**What you will do**
Reproduce the listing verbatim.

/---

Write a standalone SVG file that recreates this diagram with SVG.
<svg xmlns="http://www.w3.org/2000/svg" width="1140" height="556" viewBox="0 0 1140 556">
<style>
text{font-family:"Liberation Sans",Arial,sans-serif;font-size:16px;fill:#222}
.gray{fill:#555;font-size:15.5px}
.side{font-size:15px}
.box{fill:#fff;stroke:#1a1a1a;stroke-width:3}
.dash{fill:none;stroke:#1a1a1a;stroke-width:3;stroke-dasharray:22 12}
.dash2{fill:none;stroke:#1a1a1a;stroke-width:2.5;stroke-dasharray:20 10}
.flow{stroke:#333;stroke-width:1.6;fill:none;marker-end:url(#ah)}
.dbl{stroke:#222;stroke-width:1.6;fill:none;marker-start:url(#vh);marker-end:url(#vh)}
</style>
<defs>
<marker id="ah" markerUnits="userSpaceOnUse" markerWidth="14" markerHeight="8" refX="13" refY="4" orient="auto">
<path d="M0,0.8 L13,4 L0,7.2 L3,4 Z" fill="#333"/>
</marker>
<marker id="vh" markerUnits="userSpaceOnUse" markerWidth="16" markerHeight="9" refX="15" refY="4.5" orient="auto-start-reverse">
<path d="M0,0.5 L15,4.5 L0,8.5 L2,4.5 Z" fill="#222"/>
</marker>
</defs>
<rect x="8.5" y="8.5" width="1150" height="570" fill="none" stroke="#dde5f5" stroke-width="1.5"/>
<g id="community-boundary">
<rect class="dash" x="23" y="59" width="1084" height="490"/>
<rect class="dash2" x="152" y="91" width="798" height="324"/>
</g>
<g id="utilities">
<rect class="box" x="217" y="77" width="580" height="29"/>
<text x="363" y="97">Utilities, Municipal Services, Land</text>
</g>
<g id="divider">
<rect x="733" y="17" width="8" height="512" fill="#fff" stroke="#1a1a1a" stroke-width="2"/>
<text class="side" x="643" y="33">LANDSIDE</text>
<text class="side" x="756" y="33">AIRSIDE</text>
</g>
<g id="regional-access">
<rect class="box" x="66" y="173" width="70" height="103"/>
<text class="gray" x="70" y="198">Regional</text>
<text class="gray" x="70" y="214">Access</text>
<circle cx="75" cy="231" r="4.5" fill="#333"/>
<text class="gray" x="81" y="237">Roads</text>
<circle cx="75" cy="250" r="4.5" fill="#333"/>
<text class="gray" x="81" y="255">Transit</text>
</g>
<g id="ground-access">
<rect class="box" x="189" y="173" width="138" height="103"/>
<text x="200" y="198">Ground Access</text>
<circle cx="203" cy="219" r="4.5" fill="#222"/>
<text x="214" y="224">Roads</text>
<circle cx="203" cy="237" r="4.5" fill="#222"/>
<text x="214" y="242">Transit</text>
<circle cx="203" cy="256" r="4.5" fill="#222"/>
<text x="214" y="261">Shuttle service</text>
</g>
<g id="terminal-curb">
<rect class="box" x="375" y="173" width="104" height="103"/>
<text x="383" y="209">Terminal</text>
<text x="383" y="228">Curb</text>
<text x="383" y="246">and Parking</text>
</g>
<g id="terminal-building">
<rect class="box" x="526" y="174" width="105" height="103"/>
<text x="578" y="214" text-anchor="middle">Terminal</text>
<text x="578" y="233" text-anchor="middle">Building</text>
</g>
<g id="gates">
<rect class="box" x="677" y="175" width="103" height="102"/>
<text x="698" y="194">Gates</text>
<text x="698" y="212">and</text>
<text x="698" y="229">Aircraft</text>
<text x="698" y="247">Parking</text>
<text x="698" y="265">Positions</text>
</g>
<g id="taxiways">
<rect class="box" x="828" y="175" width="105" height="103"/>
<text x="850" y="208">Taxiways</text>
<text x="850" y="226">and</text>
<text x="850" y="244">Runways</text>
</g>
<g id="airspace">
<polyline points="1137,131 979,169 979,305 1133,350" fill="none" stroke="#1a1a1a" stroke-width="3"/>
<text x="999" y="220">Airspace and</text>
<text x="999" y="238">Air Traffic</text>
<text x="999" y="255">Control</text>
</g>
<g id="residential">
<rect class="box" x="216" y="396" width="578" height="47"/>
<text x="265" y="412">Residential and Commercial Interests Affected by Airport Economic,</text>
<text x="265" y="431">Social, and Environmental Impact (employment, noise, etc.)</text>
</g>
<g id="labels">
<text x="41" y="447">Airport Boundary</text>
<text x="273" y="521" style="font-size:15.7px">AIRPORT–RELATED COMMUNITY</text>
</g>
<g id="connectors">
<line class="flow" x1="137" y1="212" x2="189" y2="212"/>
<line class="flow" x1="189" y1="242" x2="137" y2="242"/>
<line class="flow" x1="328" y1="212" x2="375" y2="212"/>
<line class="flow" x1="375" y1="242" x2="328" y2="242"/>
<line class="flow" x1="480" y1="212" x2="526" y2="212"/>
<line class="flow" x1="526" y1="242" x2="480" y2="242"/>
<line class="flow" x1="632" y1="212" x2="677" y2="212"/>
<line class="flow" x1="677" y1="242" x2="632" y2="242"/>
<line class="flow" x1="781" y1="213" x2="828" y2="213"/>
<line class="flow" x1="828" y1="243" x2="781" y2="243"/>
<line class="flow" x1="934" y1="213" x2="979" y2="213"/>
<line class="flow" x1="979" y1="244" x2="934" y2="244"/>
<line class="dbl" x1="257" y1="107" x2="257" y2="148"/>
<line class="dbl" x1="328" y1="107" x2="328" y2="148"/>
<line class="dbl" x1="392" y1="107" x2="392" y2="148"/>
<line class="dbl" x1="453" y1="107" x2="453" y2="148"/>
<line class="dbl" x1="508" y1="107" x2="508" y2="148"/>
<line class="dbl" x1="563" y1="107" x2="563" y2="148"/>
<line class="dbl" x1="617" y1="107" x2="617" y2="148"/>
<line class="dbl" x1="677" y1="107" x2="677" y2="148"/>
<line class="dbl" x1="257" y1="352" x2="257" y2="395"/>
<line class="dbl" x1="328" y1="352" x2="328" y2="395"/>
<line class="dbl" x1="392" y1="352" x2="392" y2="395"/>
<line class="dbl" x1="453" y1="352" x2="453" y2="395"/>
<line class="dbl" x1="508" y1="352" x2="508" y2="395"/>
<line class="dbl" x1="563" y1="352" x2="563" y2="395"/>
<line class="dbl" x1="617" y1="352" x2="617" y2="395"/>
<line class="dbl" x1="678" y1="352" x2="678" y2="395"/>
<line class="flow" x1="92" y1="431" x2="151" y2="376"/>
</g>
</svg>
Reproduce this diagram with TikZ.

\---

**Solution to the exercise**
Write a standalone SVG file that recreates this diagram with SVG.
<svg xmlns="http://www.w3.org/2000/svg" width="1140" height="556" viewBox="0 0 1140 556">
<style>
text{font-family:"Liberation Sans",Arial,sans-serif;font-size:16px;fill:#222}
.gray{fill:#555;font-size:15.5px}
.side{font-size:15px}
.box{fill:#fff;stroke:#1a1a1a;stroke-width:3}
.dash{fill:none;stroke:#1a1a1a;stroke-width:3;stroke-dasharray:22 12}
.dash2{fill:none;stroke:#1a1a1a;stroke-width:2.5;stroke-dasharray:20 10}
.flow{stroke:#333;stroke-width:1.6;fill:none;marker-end:url(#ah)}
.dbl{stroke:#222;stroke-width:1.6;fill:none;marker-start:url(#vh);marker-end:url(#vh)}
</style>
<defs>
<marker id="ah" markerUnits="userSpaceOnUse" markerWidth="14" markerHeight="8" refX="13" refY="4" orient="auto">
<path d="M0,0.8 L13,4 L0,7.2 L3,4 Z" fill="#333"/>
</marker>
<marker id="vh" markerUnits="userSpaceOnUse" markerWidth="16" markerHeight="9" refX="15" refY="4.5" orient="auto-start-reverse">
<path d="M0,0.5 L15,4.5 L0,8.5 L2,4.5 Z" fill="#222"/>
</marker>
</defs>
<rect x="8.5" y="8.5" width="1150" height="570" fill="none" stroke="#dde5f5" stroke-width="1.5"/>
<g id="community-boundary">
<rect class="dash" x="23" y="59" width="1084" height="490"/>
<rect class="dash2" x="152" y="91" width="798" height="324"/>
</g>
<g id="utilities">
<rect class="box" x="217" y="77" width="580" height="29"/>
<text x="363" y="97">Utilities, Municipal Services, Land</text>
</g>
<g id="divider">
<rect x="733" y="17" width="8" height="512" fill="#fff" stroke="#1a1a1a" stroke-width="2"/>
<text class="side" x="643" y="33">LANDSIDE</text>
<text class="side" x="756" y="33">AIRSIDE</text>
</g>
<g id="regional-access">
<rect class="box" x="66" y="173" width="70" height="103"/>
<text class="gray" x="70" y="198">Regional</text>
<text class="gray" x="70" y="214">Access</text>
<circle cx="75" cy="231" r="4.5" fill="#333"/>
<text class="gray" x="81" y="237">Roads</text>
<circle cx="75" cy="250" r="4.5" fill="#333"/>
<text class="gray" x="81" y="255">Transit</text>
</g>
<g id="ground-access">
<rect class="box" x="189" y="173" width="138" height="103"/>
<text x="200" y="198">Ground Access</text>
<circle cx="203" cy="219" r="4.5" fill="#222"/>
<text x="214" y="224">Roads</text>
<circle cx="203" cy="237" r="4.5" fill="#222"/>
<text x="214" y="242">Transit</text>
<circle cx="203" cy="256" r="4.5" fill="#222"/>
<text x="214" y="261">Shuttle service</text>
</g>
<g id="terminal-curb">
<rect class="box" x="375" y="173" width="104" height="103"/>
<text x="383" y="209">Terminal</text>
<text x="383" y="228">Curb</text>
<text x="383" y="246">and Parking</text>
</g>
<g id="terminal-building">
<rect class="box" x="526" y="174" width="105" height="103"/>
<text x="578" y="214" text-anchor="middle">Terminal</text>
<text x="578" y="233" text-anchor="middle">Building</text>
</g>
<g id="gates">
<rect class="box" x="677" y="175" width="103" height="102"/>
<text x="698" y="194">Gates</text>
<text x="698" y="212">and</text>
<text x="698" y="229">Aircraft</text>
<text x="698" y="247">Parking</text>
<text x="698" y="265">Positions</text>
</g>
<g id="taxiways">
<rect class="box" x="828" y="175" width="105" height="103"/>
<text x="850" y="208">Taxiways</text>
<text x="850" y="226">and</text>
<text x="850" y="244">Runways</text>
</g>
<g id="airspace">
<polyline points="1137,131 979,169 979,305 1133,350" fill="none" stroke="#1a1a1a" stroke-width="3"/>
<text x="999" y="220">Airspace and</text>
<text x="999" y="238">Air Traffic</text>
<text x="999" y="255">Control</text>
</g>
<g id="residential">
<rect class="box" x="216" y="396" width="578" height="47"/>
<text x="265" y="412">Residential and Commercial Interests Affected by Airport Economic,</text>
<text x="265" y="431">Social, and Environmental Impact (employment, noise, etc.)</text>
</g>
<g id="labels">
<text x="41" y="447">Airport Boundary</text>
<text x="273" y="521" style="font-size:15.7px">AIRPORT–RELATED COMMUNITY</text>
</g>
<g id="connectors">
<line class="flow" x1="137" y1="212" x2="189" y2="212"/>
<line class="flow" x1="189" y1="242" x2="137" y2="242"/>
<line class="flow" x1="328" y1="212" x2="375" y2="212"/>
<line class="flow" x1="375" y1="242" x2="328" y2="242"/>
<line class="flow" x1="480" y1="212" x2="526" y2="212"/>
<line class="flow" x1="526" y1="242" x2="480" y2="242"/>
<line class="flow" x1="632" y1="212" x2="677" y2="212"/>
<line class="flow" x1="677" y1="242" x2="632" y2="242"/>
<line class="flow" x1="781" y1="213" x2="828" y2="213"/>
<line class="flow" x1="828" y1="243" x2="781" y2="243"/>
<line class="flow" x1="934" y1="213" x2="979" y2="213"/>
<line class="flow" x1="979" y1="244" x2="934" y2="244"/>
<line class="dbl" x1="257" y1="107" x2="257" y2="148"/>
<line class="dbl" x1="328" y1="107" x2="328" y2="148"/>
<line class="dbl" x1="392" y1="107" x2="392" y2="148"/>
<line class="dbl" x1="453" y1="107" x2="453" y2="148"/>
<line class="dbl" x1="508" y1="107" x2="508" y2="148"/>
<line class="dbl" x1="563" y1="107" x2="563" y2="148"/>
<line class="dbl" x1="617" y1="107" x2="617" y2="148"/>
<line class="dbl" x1="677" y1="107" x2="677" y2="148"/>
<line class="dbl" x1="257" y1="352" x2="257" y2="395"/>
<line class="dbl" x1="328" y1="352" x2="328" y2="395"/>
<line class="dbl" x1="392" y1="352" x2="392" y2="395"/>
<line class="dbl" x1="453" y1="352" x2="453" y2="395"/>
<line class="dbl" x1="508" y1="352" x2="508" y2="395"/>
<line class="dbl" x1="563" y1="352" x2="563" y2="395"/>
<line class="dbl" x1="617" y1="352" x2="617" y2="395"/>
<line class="dbl" x1="678" y1="352" x2="678" y2="395"/>
<line class="flow" x1="92" y1="431" x2="151" y2="376"/>
</g>
</svg>
Reproduce this diagram with TikZ.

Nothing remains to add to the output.